Эту сценку Кострюк с Петрухой должны были показать возле кузнечного ряда.
С кузнецами всё время велись разговоры — то через гусляра, то через знакомых торговых людей — о том, как быстро сбить цепь с ноги арестанта. И хотя скоморохи, казалось, уже всё сообразили, Кострюк решил ещё одну проверку сделать — на куклах.
— Коли что не так будет получаться, — сказал Ерёма, — кузнецы подскажут. А стражники и не сообразят: подумают, что это просто так, обычные крики…

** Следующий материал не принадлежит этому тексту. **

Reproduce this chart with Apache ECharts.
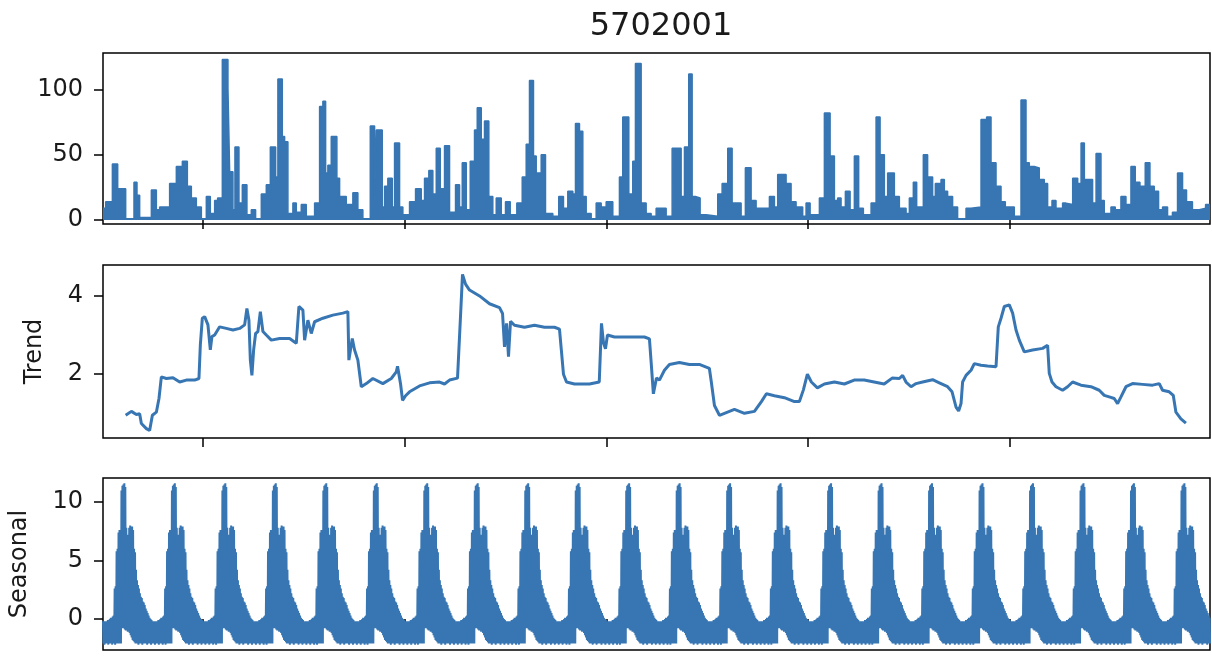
<!DOCTYPE html>
<html><head><meta charset="utf-8">
<script src="https://cdn.jsdelivr.net/npm/echarts@6/dist/echarts.min.js"></script>
<style>html,body{margin:0;padding:0;background:#fff}#c{width:1212px;height:657px}</style>
</head><body><div id="c"></div>
<script>
// ---- data (time in years from record start) ----
const chartTitle = '5702001';
const xMin = 0.03, xMax = 21.96;
const xTicks = [2, 6, 10, 14, 18];
const obsTicks = [0, 50, 100];
const trendTicks = [2, 4];
const seasonTicks = [0, 5, 10];

const obsT = [0.03,0.083,0.216,0.321,0.479,0.644,0.703,0.756,0.988,1.087,1.152,1.35,1.483,1.602,1.701,1.78,1.879,1.978,2.077,2.156,2.242,2.301,2.394,2.505,2.539,2.604,2.644,2.723,2.79,2.881,2.968,3.053,3.166,3.265,3.345,3.45,3.495,3.582,3.628,3.693,3.792,3.859,3.958,4.057,4.222,4.321,4.386,4.44,4.485,4.552,4.663,4.717,4.849,4.98,5.079,5.178,5.325,5.41,5.444,5.562,5.608,5.673,5.76,5.806,5.905,5.97,6.103,6.222,6.335,6.4,6.485,6.564,6.632,6.711,6.796,6.895,7.014,7.093,7.147,7.226,7.305,7.39,7.444,7.523,7.588,7.673,7.752,7.82,7.919,8.004,8.097,8.228,8.335,8.414,8.479,8.558,8.612,8.711,8.796,8.941,9.059,9.152,9.238,9.337,9.39,9.469,9.535,9.602,9.701,9.8,9.899,9.998,10.129,10.261,10.327,10.446,10.525,10.578,10.691,10.79,10.889,10.988,11.186,11.305,11.483,11.549,11.634,11.701,11.766,11.859,11.978,12.208,12.295,12.406,12.493,12.671,12.756,12.869,12.968,13.232,13.331,13.396,13.562,13.661,13.76,13.891,13.958,14.038,14.222,14.321,14.434,14.519,14.584,14.651,14.737,14.83,14.915,15.0,15.093,15.246,15.345,15.424,15.509,15.574,15.707,15.806,15.939,16.004,16.083,16.149,16.281,16.366,16.465,16.519,16.632,16.697,16.762,16.861,16.96,17.127,17.226,17.424,17.535,17.622,17.721,17.82,17.905,18.083,18.216,18.315,18.38,18.479,18.578,18.677,18.743,18.83,18.909,19.04,19.107,19.24,19.339,19.406,19.471,19.634,19.703,19.8,19.865,19.998,20.083,20.196,20.295,20.394,20.479,20.572,20.677,20.77,20.855,20.941,21.02,21.119,21.216,21.317,21.416,21.495,21.612,21.747,21.873,21.96];
const obsV = [9,14,43,24,1,29,19,2,23,8,10,28,41,45,26,17,10,1,18,5,15,17,123,101,37,8,56,13,27,4,8,1,20,27,56,33,108,64,60,5,13,6,12,3,13,87,91,36,42,64,32,18,12,21,8,1,72,18,69,10,26,32,10,59,10,4,14,24,15,32,38,20,55,24,57,6,27,10,44,8,45,69,86,62,76,18,4,17,4,14,4,13,33,58,107,49,36,50,5,3,18,9,22,20,74,68,18,5,1,13,10,14,3,33,79,20,45,120,13,5,3,9,3,55,18,56,112,18,17,4,3,20,28,55,13,3,40,15,9,18,10,35,28,14,10,3,13,4,17,82,49,15,17,10,22,8,49,9,4,13,79,50,18,36,18,9,5,17,29,10,50,33,18,28,31,22,18,10,1,9,10,77,79,44,26,14,10,3,92,44,41,40,31,28,10,15,9,13,12,32,28,59,31,13,51,15,5,10,8,18,12,41,29,26,44,26,22,8,10,3,6,36,23,14,8,9,12,12];

const trendT = [0.479,0.592,0.691,0.756,0.79,0.889,0.954,1.008,1.087,1.139,1.186,1.285,1.416,1.549,1.681,1.846,1.931,1.958,1.998,2.044,2.109,2.156,2.188,2.242,2.341,2.473,2.604,2.737,2.836,2.881,2.921,2.949,2.98,3.014,3.053,3.099,3.147,3.198,3.265,3.364,3.529,3.727,3.859,3.911,3.99,4.024,4.089,4.156,4.222,4.386,4.584,4.782,4.881,4.901,4.968,5.014,5.079,5.147,5.246,5.376,5.574,5.741,5.84,5.865,5.925,5.964,6.024,6.103,6.301,6.499,6.697,6.796,6.895,7.053,7.113,7.152,7.212,7.291,7.489,7.687,7.885,7.945,7.984,8.024,8.063,8.103,8.182,8.38,8.578,8.776,8.974,9.073,9.111,9.152,9.212,9.37,9.667,9.861,9.905,9.945,9.984,10.024,10.162,10.459,10.756,10.855,10.895,10.933,10.994,11.053,11.152,11.251,11.448,11.646,11.844,12.042,12.081,12.143,12.242,12.341,12.539,12.737,12.935,13.073,13.172,13.331,13.529,13.727,13.826,13.905,13.984,14.063,14.182,14.321,14.519,14.717,14.911,15.109,15.307,15.505,15.663,15.806,15.871,15.938,16.038,16.137,16.267,16.465,16.598,16.762,16.85,16.929,16.98,17.028,17.059,17.127,17.226,17.291,17.424,17.554,17.721,17.766,17.82,17.885,17.984,18.05,18.117,18.182,18.281,18.446,18.644,18.743,18.776,18.83,18.909,19.04,19.139,19.238,19.404,19.602,19.766,19.865,19.964,20.063,20.129,20.196,20.295,20.426,20.624,20.822,20.955,21.02,21.152,21.232,21.285,21.384,21.483];
const trendV = [0.95,1.05,0.97,0.99,0.74,0.61,0.56,0.95,1.03,1.38,1.93,1.89,1.91,1.8,1.85,1.85,1.89,2.74,3.43,3.47,3.26,2.62,2.96,3.0,3.21,3.17,3.13,3.17,3.26,3.68,3.38,2.36,1.97,2.62,3.04,3.09,3.6,3.09,3.0,2.87,2.91,2.91,2.79,3.73,3.64,2.87,3.38,3.04,3.34,3.43,3.51,3.56,3.6,2.36,2.91,2.62,2.36,1.68,1.76,1.89,1.76,1.89,2.06,2.2,1.75,1.33,1.45,1.55,1.7,1.78,1.8,1.75,1.85,1.9,3.5,4.55,4.3,4.15,4.0,3.8,3.7,3.55,2.7,3.3,2.45,3.35,3.25,3.2,3.25,3.2,3.2,3.15,2.6,2.0,1.8,1.75,1.75,1.8,3.3,2.8,2.65,3.0,2.95,2.95,2.95,2.9,2.2,1.5,1.9,1.85,2.1,2.25,2.3,2.25,2.25,2.15,1.8,1.2,0.95,1.0,1.1,1.0,1.05,1.3,1.5,1.45,1.4,1.3,1.3,1.6,2.0,1.8,1.65,1.75,1.8,1.75,1.85,1.85,1.8,1.75,1.9,1.89,1.97,1.8,1.68,1.76,1.8,1.86,1.78,1.68,1.55,1.16,1.06,1.25,1.8,1.97,2.1,2.27,2.23,2.21,2.19,3.21,3.43,3.73,3.77,3.56,3.13,2.87,2.57,2.62,2.66,2.74,2.02,1.8,1.68,1.59,1.68,1.8,1.72,1.68,1.59,1.46,1.42,1.38,1.25,1.42,1.68,1.76,1.74,1.72,1.76,1.59,1.55,1.46,1.03,0.86,0.75];

// one seasonal cycle (52 weekly steps): upper and lower envelope of the daily seasonal component
const seasonStart = 0.03;
const seasonYears = 22;
const seasonUpper = [-0.2,-0.3,-0.2,-0.3,-0.2,-0.1,-0.2,0.0,0.1,0.0,0.2,0.3,2.6,2.8,5.8,6.0,7.4,7.6,7.5,11.0,11.4,11.5,11.6,11.3,7.8,7.0,7.2,7.8,8.0,7.9,7.9,7.6,6.0,5.7,4.2,3.3,2.9,2.6,2.2,1.9,1.8,1.5,1.4,1.2,0.9,0.7,0.5,0.3,0.1,0.0,-0.1,-0.2];
const seasonLower = [-2.1,-2.2,-2.1,-2.0,-2.1,-2.2,-2.1,-2.1,-2.0,-2.2,-2.1,-2.1,-2.2,-2.1,-2.0,-2.1,-2.1,-2.0,-2.1,-0.8,-0.7,-0.8,-0.9,-1.0,-1.0,-1.1,-1.0,-1.2,-1.4,-1.6,-1.8,-1.9,-2.0,-2.1,-2.0,-2.1,-2.2,-2.1,-2.0,-2.1,-2.2,-2.1,-2.0,-2.1,-2.1,-2.2,-2.0,-2.1,-2.1,-2.2,-2.1,-2.0];

// ---- build series data ----
const obsData = obsT.map((t, i) => [t, obsV[i]]);
const trendData = trendT.map((t, i) => [t, trendV[i]]);
const seasonData = [];
const nW = seasonUpper.length;
for (let k = 0; k < seasonYears; k++) {
  for (let w = 0; w < nW; w++) {
    const t = seasonStart + k + w / nW;
    if (t > xMax) break;
    seasonData.push([t, seasonUpper[w]]);
    seasonData.push([t + 0.5 / nW, seasonLower[w]]);
  }
}

const BLUE = '#3776b3';
const FONT = 'DejaVu Sans';
const TXT = '#1a1a1a';

function xAx(gi) {
  return {
    type: 'value', gridIndex: gi, min: xMin, max: xMax,
    axisLine: { show: false },
    axisTick: { show: true, customValues: xTicks, length: 9, lineStyle: { color: '#000', width: 1.5 } },
    axisLabel: { show: false },
    splitLine: { show: false }
  };
}
function yAx(gi, min, max, ticks, name, gap) {
  return {
    type: 'value', gridIndex: gi, min: min, max: max,
    name: name, nameLocation: 'middle', nameRotate: 90, nameGap: gap,
    nameTextStyle: { fontFamily: FONT, fontSize: 24, color: TXT },
    axisLine: { show: false },
    axisTick: { show: true, customValues: ticks, length: 9, lineStyle: { color: '#000', width: 1.5 } },
    axisLabel: { customValues: ticks, fontFamily: FONT, fontSize: 24, color: TXT, margin: 20 },
    splitLine: { show: false }
  };
}
const gridBase = { left: 103, right: 2, show: true, borderColor: '#000', borderWidth: 1.5, backgroundColor: 'transparent' };

const chart = echarts.init(document.getElementById('c'), null, { renderer: 'canvas' });
chart.setOption({
  animation: false,
  title: { text: chartTitle, left: 656, top: 6, textAlign: 'center',
    textStyle: { fontFamily: FONT, fontSize: 32, fontWeight: 'normal', color: TXT } },
  grid: [
    Object.assign({ top: 53, height: 171 }, gridBase),
    Object.assign({ top: 265, height: 173 }, gridBase),
    Object.assign({ top: 478, height: 172 }, gridBase)
  ],
  xAxis: [xAx(0), xAx(1), xAx(2)],
  yAxis: [
    yAx(0, -3, 128, obsTicks, '', 60),
    yAx(1, 0.37, 4.79, trendTicks, 'Trend', 56),
    yAx(2, -2.66, 12.06, seasonTicks, 'Seasonal', 71)
  ],
  series: [
    { type: 'line', xAxisIndex: 0, yAxisIndex: 0, data: obsData, step: 'end', showSymbol: false,
      lineStyle: { color: BLUE, width: 1.5 }, areaStyle: { color: BLUE, opacity: 1 } },
    { type: 'line', xAxisIndex: 1, yAxisIndex: 1, data: trendData, showSymbol: false,
      lineStyle: { color: BLUE, width: 3 } },
    { type: 'line', xAxisIndex: 2, yAxisIndex: 2, data: seasonData, showSymbol: false,
      lineStyle: { color: BLUE, width: 2 } }
  ]
});
</script></body></html>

Кузнецы смотрели кукол, хохотали, дивились скоморошьей несообразительности. Скоморох плакал, бубенчиком тряс и приговаривал:
— Пропадай моя голова с колпачком и бубенчиком! Как только моя лошадь побежит, так я и умру!
— Да раскуйся ты, парень! — крикнул кто-то из кузнецов. — Это же проще простого!
— Как же я раскуюсь, — плаксиво спросил Скоморох, — когда у меня кузницы нет! Кузнецу хорошо, а вот я даже не могу руки поднять… руки поднять…
— Возьми два камня, — посоветовал другой кузнец, — да на один цепку свою положи, а другим по ней стукни.
— Ваши-то цепи слабой спайки, — добавил третий, — шов сразу и треснет. Засовывай в щель клин, бей крепче. С третьего удара звено развалится! Ну, а браслет тебе любой кузнец сымет!